SAPO-34 is a small-pore silicoaluminophosphate with the CHA framework used industrially as the catalyst in methanol-to-olefins (MTO) processes. Its 8-ring windows and cage architecture confine methylated aromatic hydrocarbon pool species, giving high selectivity to ethylene and propylene. In the Nature Materials study, SAPO-34 from ACS Material served as a reference small-pore catalyst alongside SSZ-13 and ZSM-5 to identify polyenes as the key intermediates leading to deactivating polycyclic aromatic hydrocarbons.
Why do small-pore zeolites like SAPO-34 and SSZ-13 deactivate faster than ZSM-5 in MTH?
In ZSM-5, the medium-pore MFI channels allow polyene intermediates and small aromatics to diffuse and partially escape before cyclizing. In CHA-type frameworks such as SAPO-34 and SSZ-13, polyenes are confined within the cages and cyclize rapidly into methylnaphthalenes and larger polycyclic aromatic hydrocarbons. These PAHs block the 8-ring windows, shutting down access to acid sites and deactivating the catalyst within hours.
How does operando Kerr-gated Raman spectroscopy improve mechanistic studies of zeolite catalysts?

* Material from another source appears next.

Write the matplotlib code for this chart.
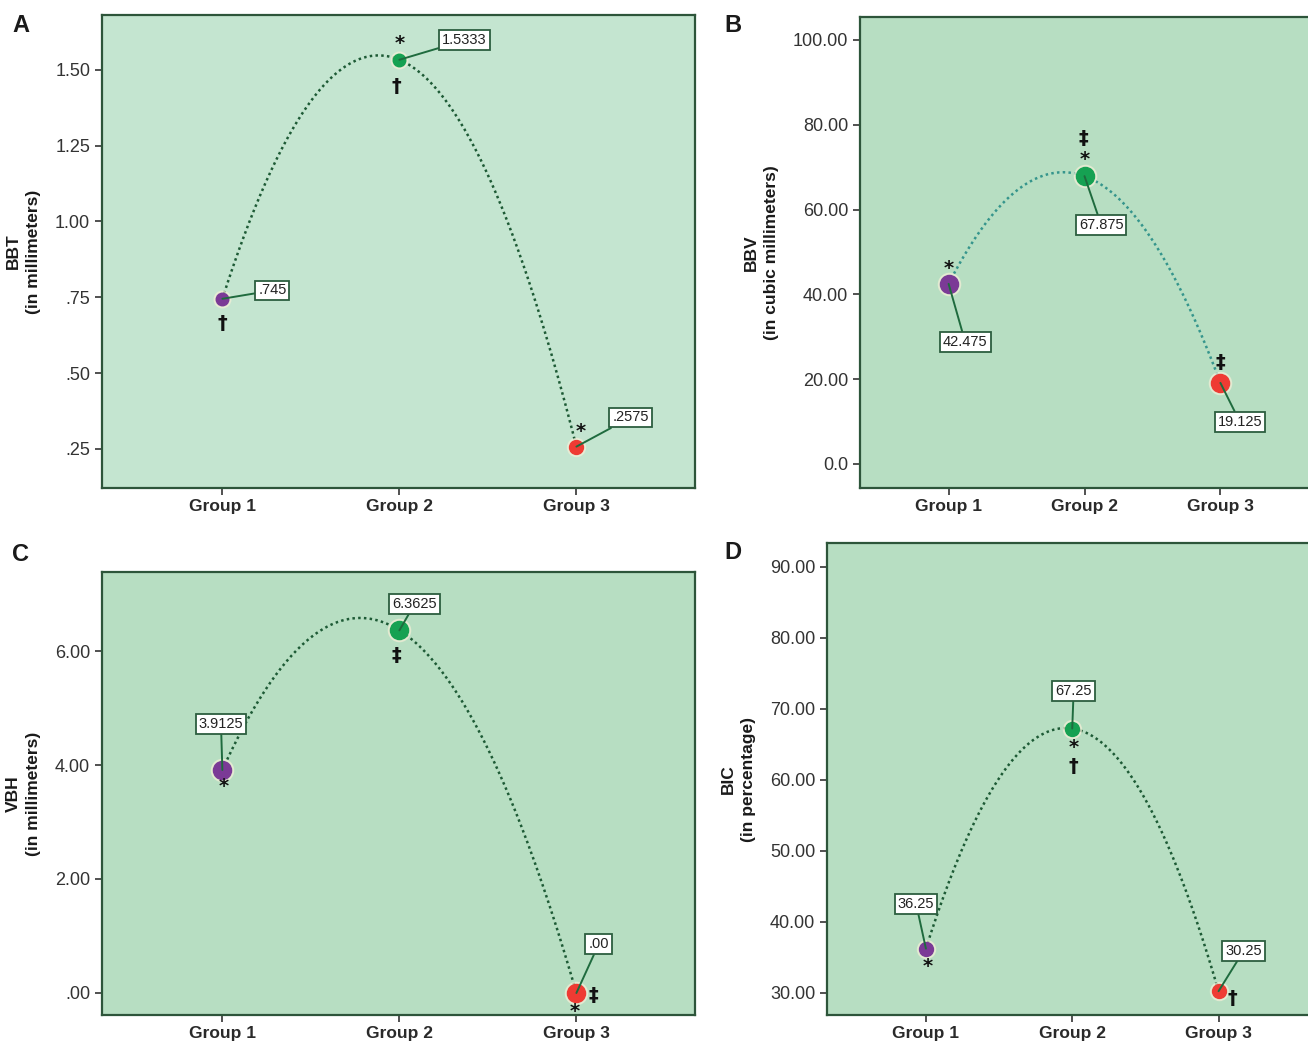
import numpy as np
import matplotlib.pyplot as plt

plt.rcParams['font.family'] = ['Liberation Sans', 'DejaVu Sans']

groups = ['Group 1', 'Group 2', 'Group 3']

bbt = [0.745, 1.5333, 0.2575]
bbv = [42.475, 67.875, 19.125]
vbh = [3.9125, 6.3625, 0.0]
bic = [36.25, 67.25, 30.25]

bbt_ticks = [0.25, 0.50, 0.75, 1.00, 1.25, 1.50]
bbt_ticklabels = ['.25', '.50', '.75', '1.00', '1.25', '1.50']
bbv_ticks = [0, 20, 40, 60, 80, 100]
bbv_ticklabels = ['0.0', '20.00', '40.00', '60.00', '80.00', '100.00']
vbh_ticks = [0, 2, 4, 6]
vbh_ticklabels = ['.00', '2.00', '4.00', '6.00']
bic_ticks = [30, 40, 50, 60, 70, 80, 90]
bic_ticklabels = ['30.00', '40.00', '50.00', '60.00', '70.00', '80.00', '90.00']

# significance marks per group, (symbol, dx, dy) offsets in points
bbt_marks = [[('†', 0, -18)], [('*', 0, 12), ('†', -2, -19)], [('*', 3, 11)]]
bbv_marks = [[('*', 0, 11)], [('*', 0, 12), ('‡', -1, 27)], [('‡', 0, 15)]]
vbh_marks = [[('*', 1, -12)], [('‡', -2, -18)], [('‡', 12, -2), ('*', -1, -13)]]
bic_marks = [[('*', 1, -13)], [('*', 1, -14), ('†', 1, -27)], [('†', 10, -5)]]

# value box offsets in points from each point
bbt_boxes = [(36, 6), (47, 14), (39, 21)]
bbv_boxes = [(12, -42), (12, -35), (14, -28)]
vbh_boxes = [(-1, 33), (11, 19), (16, 35)]
bic_boxes = [(-7, 32), (1, 27), (18, 29)]

purple = '#7b3a96'
green = '#16a152'
red = '#ef3b33'
box_edge = '#2c5e3f'
spine = '#2d553a'


def value_text(v):
    if v == 0:
        return '.00'
    s = f'{v:g}'
    return s[1:] if s.startswith('0.') else s


def panel(ax, values, ylim, ticks, ticklabels, ylabel, marks, boxes,
          bg, line_color, sizes, xlim=(0.32, 3.67)):
    x = np.arange(1, 4)
    coef = np.polyfit(x, values, 2)
    xs = np.linspace(1, 3, 200)
    ax.set_facecolor(bg)
    ax.plot(xs, np.polyval(coef, xs), linestyle=(0, (1, 1.3)), color=line_color,
            lw=1.8, zorder=2)
    colors = [purple, green, red]
    for xi, v, c, s, m, b in zip(x, values, colors, sizes, marks, boxes):
        ax.plot(xi, v, 'o', ms=s + 3, color='#f4efd8', alpha=0.6, zorder=3)
        ax.plot(xi, v, 'o', ms=s, color=c, zorder=4)
        ax.annotate(value_text(v), (xi, v), xytext=b, textcoords='offset points',
                    ha='center', va='center', fontsize=10.5,
                    family=['Liberation Sans Narrow', 'Liberation Sans'],
                    color='#222222',
                    bbox=dict(boxstyle='square,pad=0.2', fc='white', ec=box_edge, lw=1.3),
                    arrowprops=dict(arrowstyle='-', color='#1f6b3e', lw=1.4,
                                    shrinkA=0, shrinkB=0), zorder=5)
        for sym, dx, dy in m:
            ax.annotate(sym, (xi, v), xytext=(dx, dy), textcoords='offset points',
                        ha='center', va='center', fontsize=14, fontweight='bold',
                        color='#111111', zorder=5, family=['DejaVu Sans'])
    ax.set_xlim(*xlim)
    ax.set_ylim(*ylim)
    ax.set_xticks(x)
    ax.set_xticklabels(groups, fontsize=12.5, fontweight='bold', color='#2a2a2a')
    ax.set_yticks(ticks)
    ax.set_yticklabels(ticklabels, fontsize=13,
                       family=['Liberation Sans Narrow', 'Liberation Sans'],
                       color='#333333')
    ax.tick_params(axis='both', color='#333333', length=5, width=1.2)
    ax.tick_params(axis='x', pad=3)
    for sp in ax.spines.values():
        sp.set_color(spine)
        sp.set_linewidth(1.6)
    ax.set_ylabel(ylabel, fontsize=12.5, fontweight='bold', color='#1a1a1a',
                  linespacing=1.45, labelpad=10)


fig = plt.figure(figsize=(13.08, 10.43), dpi=100)
W, H = 1308, 1043


def box(l, t, r, b):
    return [l / W, 1 - b / H, (r - l) / W, (b - t) / H]


ax_a = fig.add_axes(box(102, 15, 695, 488))
ax_b = fig.add_axes(box(860, 17, 1340, 488))
ax_c = fig.add_axes(box(102, 572, 695, 1015))
ax_d = fig.add_axes(box(827, 543, 1340, 1015))

panel(ax_a, bbt, (0.121, 1.681), bbt_ticks, bbt_ticklabels,
      'BBT\n(in millimeters)', bbt_marks, bbt_boxes,
      '#c4e5d0', '#1d5a35', [9, 9, 10])
panel(ax_b, bbv, (-5.66, 105.4), bbv_ticks, bbv_ticklabels,
      'BBV\n(in cubic millimeters)', bbv_marks, bbv_boxes,
      '#b7dec2', '#35958c', [13, 13, 13], xlim=(0.348, 3.88))
panel(ax_c, vbh, (-0.386, 7.386), vbh_ticks, vbh_ticklabels,
      'VBH\n(in millimeters)', vbh_marks, vbh_boxes,
      '#b7dec2', '#1d5a35', [13, 13, 13])
panel(ax_d, bic, (26.9, 93.38), bic_ticks, bic_ticklabels,
      'BIC\n(in percentage)', bic_marks, bic_boxes,
      '#b7dec2', '#1d5a35', [10, 10, 10], xlim=(0.324, 3.83))

for letter, (px, py) in zip('ABCD', [(12, 14), (724, 14), (12, 543), (724, 541)]):
    fig.text(px / W, 1 - py / H, letter, fontsize=17, fontweight='bold',
             ha='left', va='top', color='#1a1a1a')

fig.savefig('out.png', dpi=100, facecolor='white')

Conventional Raman analysis of working zeolite catalysts is often overwhelmed by fluorescence from carbonaceous deposits. Kerr-gated Raman uses a picosecond optical shutter to reject the longer-lived fluorescence signal while preserving the instantaneous Raman scattering, dramatically improving signal-to-noise. Combined with millisecond-to-second temporal resolution, it lets researchers track polyene, methylbenzene and polycyclic aromatic intermediates inside SAPO-34, SSZ-13 and ZSM-5 in real time under operating temperature and methanol flow.